Even if you never work in IT, Linux is a practical skill. It runs cheap hardware (Raspberry Pi, old laptops), it's free, and the knowledge transfers across distros. Learning Ubuntu gives you 80% of what you need to work on Debian, Fedora, or Arch. The concepts are portable in a way that, say, Windows-specific certifications are not.

There's also a long-term efficiency argument. People who become comfortable with the Linux terminal often report getting things done faster than they did with graphical tools, especially repetitive tasks. Automation becomes natural rather than a special skill you have to plan for.

How to structure your learning time

The first 20 hours

Install a beginner-friendly distro. Ubuntu or Linux Mint are reasonable starting points. Use it as your main OS for at least a few weeks, even if it's uncomfortable. Discomfort is the mechanism of learning here. Don't spend this time watching videos. Spend it doing things: install packages, break things, fix them, read error messages carefully.

Hours 20 to 100

Focus on the terminal. Learn to navigate without a file manager. Learn to read man pages. Write a few small shell scripts. Set up a simple web server. The goal is to stop treating the command line as an emergency fallback and start treating it as your first tool.

Hours 100 to 300

Pick a specialization: system administration, security, networking, or development. Pursue something concrete like a certification or a real project. Generic "keep learning Linux" motivation fades. Specific goals don't.

Beyond 300 hours

At this point you're not learning Linux in the abstract. You're learning specific tools, specific problems, specific domains. The hours stop mattering as a metric. You're just doing work that happens to run on Linux, which is exactly where you want to be.
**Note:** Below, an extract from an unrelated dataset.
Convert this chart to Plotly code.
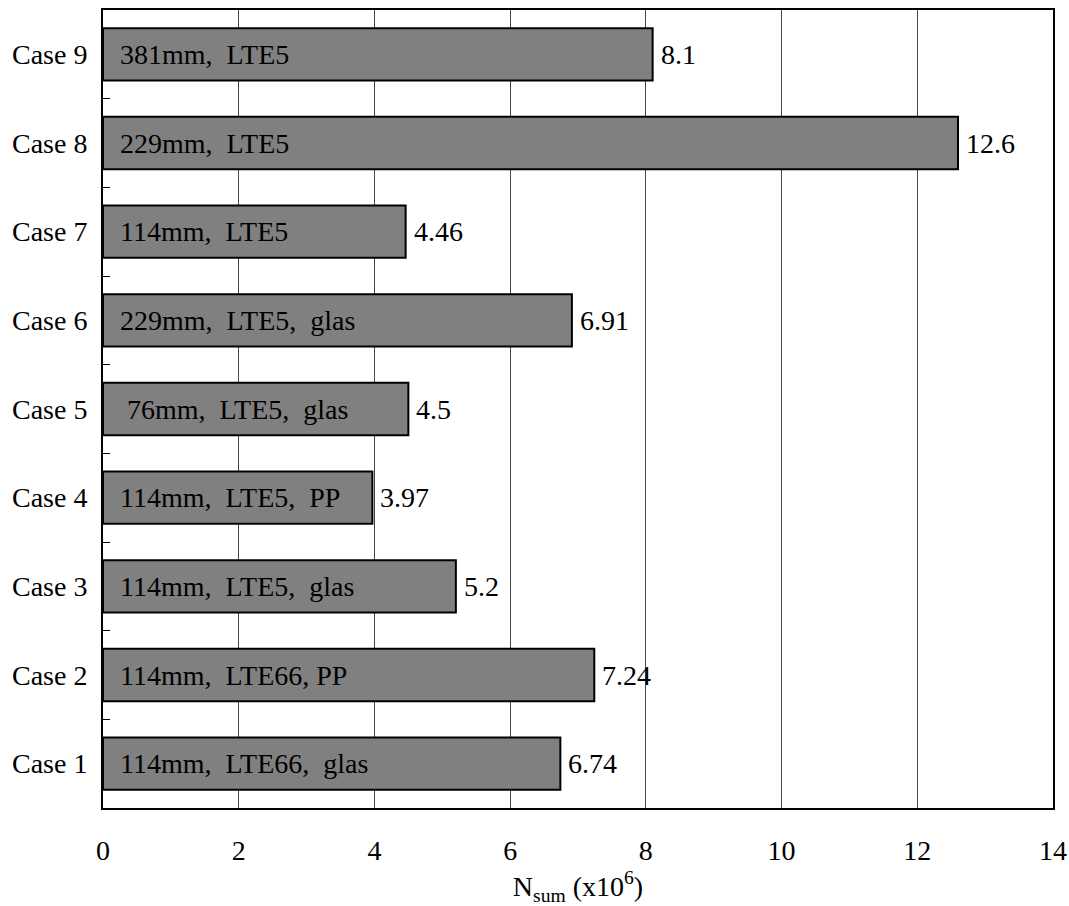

One thing most guides get wrong

Most resources tell you to pick a distro and follow a course. That's fine, but it misses what actually accelerates learning: having a real reason to use the system. Set up a home server. Contribute to a small open source project. Deploy something that other people actually use. The social and practical stakes compress the learning timeline faster than any structured curriculum.

If you're trying to figure out where to start before worrying about hours, a step-by-step installation guide removes the first big barrier. After that, the clock starts. And for most people, 100 genuinely focused hours gets you somewhere real.